Jonathan Schildkraut - Evercore
Most of them have been answered, but maybe we can drilldown a little bit deeper in terms of the question David asked about, amendments in new cell sites. At PCIA, Leah had made some comments about and maybe for Verizon and AT&T being further down the path in terms of the transition.
And so maybe you can give us a little bit more color on where those guys are in terms of their amendment versus new cell-site deployment, as potentially indicated for where we might see the rest of your client base go?
James Taiclet
Jon, I want to continue in respect to our customers individual rollout plans, again, refer you to them on specifics. But if you just look at the pattern of initiation of LTE network deployment, obviously Verizon started fairly early, AT&T was right behind them, and then Sprint, T-Mobile really picked up the pace recently.

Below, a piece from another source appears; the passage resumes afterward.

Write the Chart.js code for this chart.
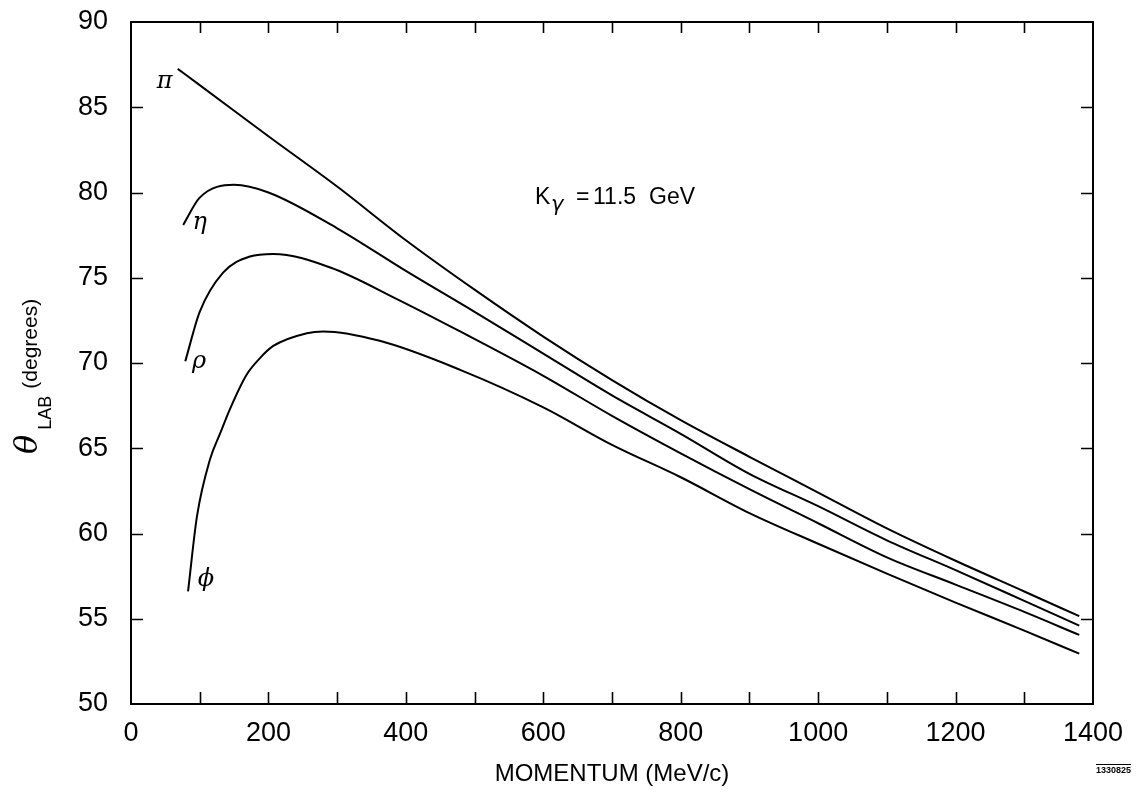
<!DOCTYPE html>
<html>
<head>
<meta charset="utf-8">
<script src="https://cdn.jsdelivr.net/npm/chart.js@4.4.1/dist/chart.umd.min.js"></script>
<style>
  html, body { margin: 0; padding: 0; background: #fff; }
</style>
</head>
<body>
<canvas id="chart" width="1139" height="794"></canvas>
<script>
// lab angle (degrees) against momentum (MeV/c) for each meson, K_gamma = 11.5 GeV
const piMomentum  = [68, 100, 200, 300, 400, 500, 600, 700, 800, 900, 1000, 1100, 1200, 1300, 1380];
const piAngle     = [87.25, 86.3, 83.3, 80.35, 77.2, 74.3, 71.55, 69.0, 66.65, 64.5, 62.4, 60.3, 58.4, 56.6, 55.15];

const etaMomentum = [76, 100, 150, 200, 300, 400, 500, 600, 700, 800, 900, 1000, 1100, 1200, 1300, 1380];
const etaAngle    = [78.1, 79.7, 80.45, 80.0, 77.9, 75.4, 73.0, 70.55, 68.1, 65.85, 63.5, 61.6, 59.6, 57.85, 56.05, 54.6];

const rhoMomentum = [79, 100, 134, 173, 207, 290, 387, 479, 600, 700, 800, 900, 1000, 1100, 1200, 1300, 1380];
const rhoAngle    = [70.1, 73.0, 75.3, 76.25, 76.4, 75.6, 73.75, 71.85, 69.25, 66.9, 64.7, 62.6, 60.6, 58.6, 57.0, 55.4, 54.05];

const phiMomentum = [83, 96, 115, 130, 144, 168, 188, 207, 256, 280, 362, 479, 600, 700, 800, 900, 1000, 1100, 1200, 1300, 1380];
const phiAngle    = [56.6, 61.0, 64.35, 65.9, 67.3, 69.3, 70.3, 71.0, 71.75, 71.85, 71.3, 69.6, 67.4, 65.2, 63.3, 61.2, 59.4, 57.65, 55.95, 54.3, 52.95];

// curve names, placed next to the low-momentum end of each curve
const curveNames     = ['π', 'η', 'ρ', 'ϕ'];
const curveNameAtX   = [49, 100, 99, 109];
const curveNameAtY   = [86.5, 78.2, 70.1, 57.3];

const FONT = '"Liberation Sans", Arial, Helvetica, sans-serif';

const toPoints = (xs, ys) => xs.map((x, i) => ({ x: x, y: ys[i] }));

const curve = (label, xs, ys) => ({
    label: label,
    data: toPoints(xs, ys),
    showLine: true,
    borderColor: '#000',
    borderWidth: 2,
    pointRadius: 0,
    cubicInterpolationMode: 'monotone',
    fill: false
});

// frame, inward ticks and the text that sits inside the plot
const framePlugin = {
    id: 'frame',
    afterDatasetsDraw(chart) {
        const ctx = chart.ctx;
        const a = chart.chartArea;
        const xs = chart.scales.x;
        const ys = chart.scales.y;

        ctx.save();
        ctx.strokeStyle = '#000';
        ctx.lineWidth = 2;
        ctx.strokeRect(a.left, a.top, a.right - a.left, a.bottom - a.top);

        ctx.lineWidth = 1.6;
        ctx.beginPath();
        for (let v = 100; v < 1400; v += 100) {
            const px = Math.round(xs.getPixelForValue(v)) + 0.5;
            ctx.moveTo(px, a.bottom); ctx.lineTo(px, a.bottom - 12);
            ctx.moveTo(px, a.top);    ctx.lineTo(px, a.top + 11);
        }
        for (let v = 55; v < 90; v += 5) {
            const py = Math.round(ys.getPixelForValue(v)) + 0.5;
            ctx.moveTo(a.left, py);  ctx.lineTo(a.left + 12, py);
            ctx.moveTo(a.right, py); ctx.lineTo(a.right - 12, py);
        }
        ctx.stroke();

        // curve names
        ctx.fillStyle = '#000';
        ctx.textAlign = 'center';
        ctx.textBaseline = 'middle';
        ctx.font = 'italic 24px "DejaVu Serif", serif';
        curveNames.forEach((name, i) => {
            ctx.fillText(name, xs.getPixelForValue(curveNameAtX[i]), ys.getPixelForValue(curveNameAtY[i]));
        });

        // beam energy note
        const nx = xs.getPixelForValue(588);
        const ny = ys.getPixelForValue(79.3);
        ctx.textAlign = 'left';
        ctx.textBaseline = 'alphabetic';
        ctx.font = '23px ' + FONT;
        ctx.fillText('K', nx, ny);
        ctx.font = 'italic 21px "DejaVu Sans", sans-serif';
        ctx.fillText('γ', nx + 16, ny + 7);
        ctx.font = '23px ' + FONT;
        ctx.fillText('=', nx + 41, ny);
        ctx.fillText('11.5', nx + 58, ny);
        ctx.fillText('GeV', nx + 114, ny);

        // y axis title: theta_LAB (degrees)
        ctx.save();
        ctx.translate(37, 454);
        ctx.rotate(-Math.PI / 2);
        ctx.font = 'italic 32px "DejaVu Serif", serif';
        ctx.fillText('θ', 0, 0);
        let off = ctx.measureText('θ').width + 5;
        ctx.font = '18px ' + FONT;
        ctx.fillText('LAB', off, 14);
        off += ctx.measureText('LAB').width + 7;
        ctx.font = '21px ' + FONT;
        ctx.fillText('(degrees)', off, 0);
        ctx.restore();

        // figure number
        ctx.font = 'bold 9px ' + FONT;
        ctx.fillText('1330825', 1096, 773);
        const w = ctx.measureText('1330825').width;
        ctx.lineWidth = 1;
        ctx.beginPath();
        ctx.moveTo(1096, 764.5); ctx.lineTo(1096 + w, 764.5);
        ctx.stroke();

        ctx.restore();
    }
};

const ctx = document.getElementById('chart').getContext('2d');
new Chart(ctx, {
    type: 'scatter',
    data: {
        datasets: [
            curve('π', piMomentum, piAngle),
            curve('η', etaMomentum, etaAngle),
            curve('ρ', rhoMomentum, rhoAngle),
            curve('ϕ', phiMomentum, phiAngle)
        ]
    },
    options: {
        responsive: false,
        animation: false,
        layout: { padding: { left: 0, top: 22, right: 46, bottom: 0 } },
        plugins: {
            legend: { display: false },
            tooltip: { enabled: false }
        },
        scales: {
            x: {
                type: 'linear',
                min: 0,
                max: 1400,
                grid: { display: false, drawTicks: false },
                border: { display: false },
                ticks: {
                    stepSize: 100,
                    autoSkip: false,
                    maxRotation: 0,
                    padding: 13,
                    color: '#000',
                    font: { family: FONT, size: 27 },
                    callback: v => (v % 200 === 0 ? String(v) : '')
                },
                title: {
                    display: true,
                    text: 'MOMENTUM (MeV/c)',
                    color: '#000',
                    font: { family: FONT, size: 24 },
                    padding: { top: 0, bottom: 5 }
                },
                afterFit: s => { s.height = 90; }
            },
            y: {
                min: 50,
                max: 90,
                grid: { display: false, drawTicks: false },
                border: { display: false },
                ticks: {
                    stepSize: 5,
                    padding: 23,
                    color: '#000',
                    font: { family: FONT, size: 27 }
                },
                afterFit: s => {
                    s.width = 131;
                    s.paddingTop = 0;
                    s.paddingBottom = 0;
                }
            }
        }
    },
    plugins: [framePlugin]
});
</script>
</body>
</html>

So the historical pattern has been a significant overlay, I'd say two-thirds of your site. Then do the grooming that this involves, to understand what the usage patterns are, then you may go back and start cell splitting and filling in coverage holes, etc cetera.
So we are again seeing Verizon and AT&T logically being the first to enter that phase two of the standard deployment cycle and Sprint and T-Mobile will enter a bit later. So I think aside from that it would be best to get more specifics from each of them.
Thomas Bartlett
And Jonathan, just to follow-on that I mentioned that if you take a look at the pipeline that we have from an application perspective of about 40% our co-lo's versus 60% amendments' that was 35% four months ago. So we're actually seeing the growth overall in the new co-lo's and we're seeing that candidly in the application pipeline, which we would expect to bring online in the next six months.
Operator
And your final question comes from the line of Simon Flannery with Morgan Stanley.
Simon Flannery - Morgan Stanley
Tom, I heard you were talking about deleveraging over the next several quarters, but I did notice you did do some buyback in the quarter? Perhaps you can talk about your appetite for continuing buybacks going forward assuming no M&A?
And then also a little bit more on dividends and how you're NOL position is changing with some of the recent yields that you've done?
Thomas Bartlett
Sure, Simon. I mean, the buyback program we actually put on hold, when we announced the GTP transaction.
So that was the activity prior to the announcement of that particular transaction. And I think in the light of what we're trying to do over the next 12 to 18 months in terms of delivering, there will be very little buyback in our program.
With regards to the NOLs, we ended the year at about $900 million and we'll use about $250 million this year, so we have about $650 million at the end of the year, which we will then use over the next three to seven years, if you will. The dividend as we've said in the past, it's obviously subjected to our board, but what Jim and I have talked about is our 20% compounded annual growth in our dividend.
And so we would anticipate that our dividend will grow at that rate over the next several years. That concludes the call this morning.
Everyone, we really appreciate your call. I'm sure you heard kind of the energy around what we were able to generate in the third quarter.
We think we're on path for a really solid 2013 and really well-positioned for again another solid 2014. And we're excited about being able to share those results in February with you.
So thanks, again, for the call. Bye.
Operator
This concludes today's conference call. You may now disconnect.